Given request: Collect each line containing "this".

Dataset content:

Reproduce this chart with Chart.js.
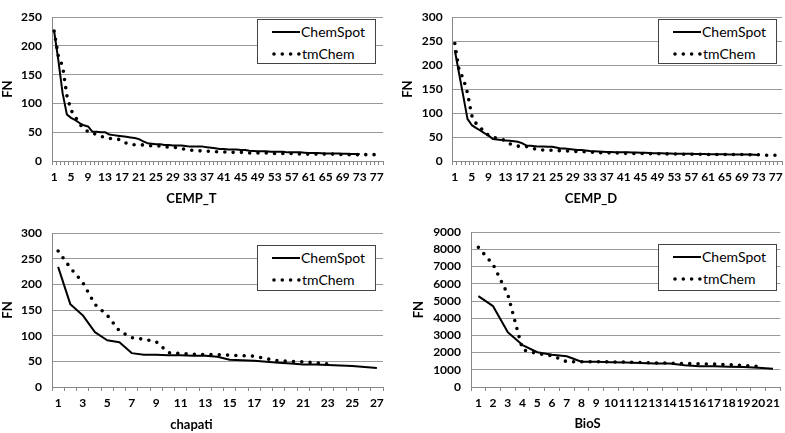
<!DOCTYPE html>
<html><head><meta charset="utf-8">
<script src="https://cdn.jsdelivr.net/npm/chart.js@4"></script>
<style>
html,body{margin:0;padding:0;width:785px;height:433px;overflow:hidden;background:#fff;}
canvas{position:absolute;}
.legend{position:absolute;border:1px solid #444;background:#fff;box-sizing:border-box;font-family:Lato,sans-serif;font-size:14px;color:#000;}
.legend .row{position:absolute;left:0;height:16px;line-height:16px;white-space:nowrap;}
.legend svg{position:absolute;left:0;top:0;}
.legend span{position:absolute;top:0;}
</style>
</head><body>
<script>
// ---- categories ----
const cempCategories = ['1','2','3','4','5','6','7','8','9','10','11','12','13','14','15','16','17','18','19','20','21','22','23','24','25','26','27','28','29','30','31','32','33','34','35','36','37','38','39','40','41','42','43','44','45','46','47','48','49','50','51','52','53','54','55','56','57','58','59','60','61','62','63','64','65','66','67','68','69','70','71','72','73','74','75','76','77','78'];
const chapatiCategories = ['1','2','3','4','5','6','7','8','9','10','11','12','13','14','15','16','17','18','19','20','21','22','23','24','25','26','27'];
const biosCategories = ['1','2','3','4','5','6','7','8','9','10','11','12','13','14','15','16','17','18','19','20','21'];

// ---- tick labels shown ----
const cempTickLabels = ['1','5','9','13','17','21','25','29','33','37','41','45','49','53','57','61','65','69','73','77'];
const chapatiTickLabels = ['1','3','5','7','9','11','13','15','17','19','21','23','25','27'];
const biosTickLabels = ['1','2','3','4','5','6','7','8','9','10','11','12','13','14','15','16','17','18','19','20','21'];

// ---- series ----
const seriesNames = ['ChemSpot','tmChem'];

const cempTChemSpot = [226,175,118,81,75,71,66,62,60,51,51,50,50,46,45,44,43,42,41,40,38,34,31,30,29,29,28,28,27,27,27,26,25,25,25,25,24,23,22,21,21,20,20,20,19,19,18,17.5,17,17,17,16,16,16,16,15,15,15,15,14.5,14,14,14,13.5,13,13,13,13,12.5,12.5,12,12,12];
const cempTTmChem = [226,182,165,114,88,77,64,57,51,50,45,43,41,39,39,38,36,31,29,28,28,28,27,26.5,26,26,25,24,24,23,22,20,19,18,18,17,17,17,16,16,16,15,15,15,15,15,14,14,14,14,14,14,13,13,13,13,13,13,12,12,12,12,12,12,12,12,12,12,11,11,11,11,11,11,11,11,11];

const cempDChemSpot = [231,183,136,88,75,69,64,58,53,46,45,44,43,42,41,40,37,32,32,31,30,30,29.5,29.5,28,26,26,25,24,23,23,22,21,20.5,20,19.5,19,19,18.5,18,18,18,17.5,17.5,17,17,16.5,16,16,16,15.5,15.5,15,15,15,15,15,14.5,14.5,14.5,14,14,14,14,14,13.5,13.5,13.5,13.5,13.5,13.5,13,12.5];
const cempDTmChem = [245,190,172,142,95,79,71,59,54,50,47,45,43,36,32.5,31,30.5,30,28.5,25,23,23,22.7,22.5,22,21.5,21,21,20,20,19.5,19,18.5,18,17.5,17,17,17,17,16.5,16,16,16,15.5,15.5,15.5,15.5,15,15,15,15,14.5,14.5,14.5,14,14,14,14,14,14,13.5,13.5,13.5,13.5,13.5,13.5,13.5,13.5,13.5,13.5,13,13,13,12.5,12,12,12];

const chapatiChemSpot = [234,161,140,107,91,87,66,63,63,62,62,61,61,59,53,52,51,49,47,46,44,44,43,42,41,39,37];
const chapatiTmChem = [265,232,204,161,140,109,96,93,88,67,65,64,63,63,62,61,60,55,51,50,49,47,45];

const biosChemSpot = [5280,4700,3180,2440,2020,1880,1790,1470,1470,1440,1420,1390,1370,1370,1260,1200,1200,1180,1160,1120,1060];
const biosTmChem = [8120,7120,5380,2170,1940,1820,1470,1470,1470,1460,1450,1420,1400,1390,1360,1350,1330,1300,1250,1200];

const FONT = 'Lato, "Open Sans", sans-serif';

function addCanvas(left, top, w, h) {
  const c = document.createElement('canvas');
  c.width = w; c.height = h;
  c.style.left = left + 'px'; c.style.top = top + 'px';
  c.style.width = w + 'px'; c.style.height = h + 'px';
  document.body.appendChild(c);
  return c;
}

function addLegend(left, top, w, h) {
  const d = document.createElement('div');
  d.className = 'legend';
  d.style.left = left + 'px'; d.style.top = top + 'px';
  d.style.width = w + 'px'; d.style.height = h + 'px';
  const rows = [
    {y: 4, svg: '<svg width="44" height="16"><line x1="14" y1="8" x2="42" y2="8" stroke="#000" stroke-width="2"/></svg>'},
    {y: 26, svg: '<svg width="44" height="16"><line x1="16" y1="8" x2="41" y2="8" stroke="#000" stroke-width="3.6" stroke-linecap="round" stroke-dasharray="0 8.3"/></svg>'}
  ];
  rows.forEach((r, i) => {
    const row = document.createElement('div');
    row.className = 'row';
    row.style.top = r.y + 'px';
    row.style.width = w + 'px';
    row.innerHTML = r.svg + '<span style="left:' + (i === 0 ? 43 : 44) + 'px">' + seriesNames[i] + '</span>';
    d.appendChild(row);
  });
  document.body.appendChild(d);
}

function makeChart(o) {
  const canvas = addCanvas(o.left, o.top, o.w, o.h);
  new Chart(canvas, {
    type: 'line',
    data: {
      labels: o.categories,
      datasets: [
        {label: seriesNames[0], data: o.s1, borderColor: '#000', backgroundColor: '#000', borderWidth: 2, pointRadius: 0, tension: 0, fill: false, borderJoinStyle: 'round'},
        {label: seriesNames[1], data: o.s2, borderColor: '#000', backgroundColor: '#000', borderWidth: 3.6, borderDash: [0, 8.3], borderCapStyle: 'round', pointRadius: 0, tension: 0, fill: false}
      ]
    },
    options: {
      responsive: false, animation: false, devicePixelRatio: 1,
      layout: {padding: {top: o.padTop, right: o.padRight, left: 0, bottom: 0}},
      plugins: {
        legend: {display: false}, tooltip: {enabled: false},
        title: {display: true, position: 'bottom', text: o.xTitle, color: '#000',
          font: {family: FONT, weight: 'bold', size: 13}, padding: {top: 0, bottom: o.titlePadBottom}}
      },
      scales: {
        x: {
          type: 'category', offset: true,
          grid: {display: true, drawOnChartArea: false, drawTicks: true, tickLength: 4, color: '#888', offset: true},
          border: {display: true, color: '#888', width: 1},
          ticks: {autoSkip: false, maxRotation: 0, minRotation: 0, padding: 5, color: '#000',
            font: {family: FONT, weight: 'bold', size: 12},
            callback: function (v) { const l = this.getLabelForValue(v); return o.tickLabels.includes(l) ? l : ''; }},
          afterFit: s => { s.height = o.xHeight; }
        },
        y: {
          min: 0, max: o.yMax,
          grid: {color: '#999', drawTicks: false, lineWidth: 1},
          border: {display: true, color: '#888', width: 1},
          ticks: {stepSize: o.yStep, autoSkip: false, padding: 10, color: '#000', font: {family: FONT, weight: 'bold', size: 12},
            callback: v => String(v)},
          title: {display: true, text: 'FN', color: '#000', font: {family: FONT, weight: 'bold', size: 13}, padding: {top: o.fnPad, bottom: 0}},
          afterFit: s => { s.width = o.yWidth; }
        }
      }
    }
  });
  addLegend(o.lg[0], o.lg[1], o.lg[2], o.lg[3]);
}

makeChart({left: 0, top: 0, w: 398, h: 215, padTop: 7, padRight: 15, yWidth: 52, xHeight: 30.4, titlePadBottom: 8, fnPad: 0,
  categories: cempCategories, tickLabels: cempTickLabels, s1: cempTChemSpot, s2: cempTTmChem, yMax: 250, yStep: 50, xTitle: 'CEMP_T', lg: [257, 19, 119, 45]});
makeChart({left: 400, top: 0, w: 405, h: 215, padTop: 7, padRight: 23, yWidth: 52.7, xHeight: 30.4, titlePadBottom: 8, fnPad: 0,
  categories: cempCategories, tickLabels: cempTickLabels, s1: cempDChemSpot, s2: cempDTmChem, yMax: 300, yStep: 50, xTitle: 'CEMP_D', lg: [658, 19, 119, 45]});
makeChart({left: 0, top: 215, w: 394, h: 218, padTop: 18, padRight: 11, yWidth: 52, xHeight: 30.4, titlePadBottom: 0, fnPad: 0,
  categories: chapatiCategories, tickLabels: chapatiTickLabels, s1: chapatiChemSpot, s2: chapatiTmChem, yMax: 300, yStep: 50, xTitle: 'chapati', lg: [257, 245, 119, 46]});
makeChart({left: 392, top: 215, w: 393, h: 218, padTop: 17, padRight: 2, yWidth: 79, xHeight: 29.4, titlePadBottom: 1, fnPad: 19,
  categories: biosCategories, tickLabels: biosTickLabels, s1: biosChemSpot, s2: biosTmChem, yMax: 9000, yStep: 1000, xTitle: 'BioS', lg: [658, 244, 119, 47]});
</script>
</body></html>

Worked answer:
Reproduce this chart with Chart.js.
            callback: function (v) { const l = this.getLabelForValue(v); return o.tickLabels.includes(l) ? l : ''; }},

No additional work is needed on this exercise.